# Powerhead



## ranha-man (Oct 14, 2011)

I got a new 90gal. tank and I am looking to buy a powerhead for it. I have never had one before, so I don't know what kind to get or what size to get. Any suggestions?

Also, I know what their purpose is and what they do for the fish, but how much do they BENEFIT the fish?


----------



## Trevorjm (Nov 7, 2011)

You want at least a 1000gph power head. imo, anything from 1000-2000 should be fine. The purpose of a power head is mostly to exercise your fish. They're not completely essential but they keep the fish active and healthier since they're getting exercise. Some people also use them to push all the fish waste into a corner but it only works if you have sand and you'd need a few ph's to do that. If you buy one, make sure you leave a dead-zone for the fish to rest. They gotta sleep sometime...

Good luck


----------



## ranha-man (Oct 14, 2011)

"If you buy one, make sure you leave a dead-zone for the fish to rest. They gotta sleep sometime..."
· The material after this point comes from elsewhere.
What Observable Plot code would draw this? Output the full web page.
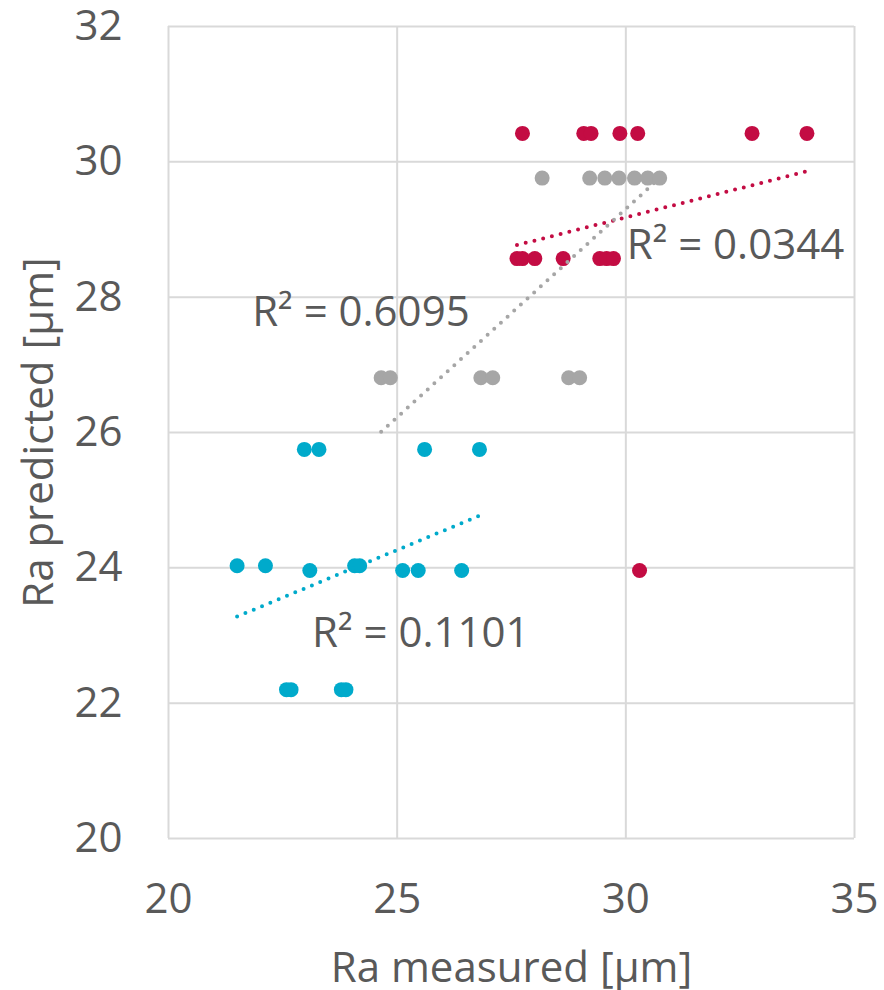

How do you create a dead zone??
Also, right now I am looking at a Hydor Koralia 750 that is supposed to be big enough for my tank. I have a 90 gal. What do you think?


----------



## Trevorjm (Nov 7, 2011)

750 is ok as well... If the power-head is in the center of the right-hand glass then it will be pushing water left. Since it's in the middle there's no place for the fish to rest since there's current everywhere. With a 750 gph power-head, I don't think it will push water all the way across your tank so I don't think it matters for you. There's a pinned link somewhere here... I'll see if I can find it for you

Here you go Clicky


----------



## ranha-man (Oct 14, 2011)

Thanks bro


----------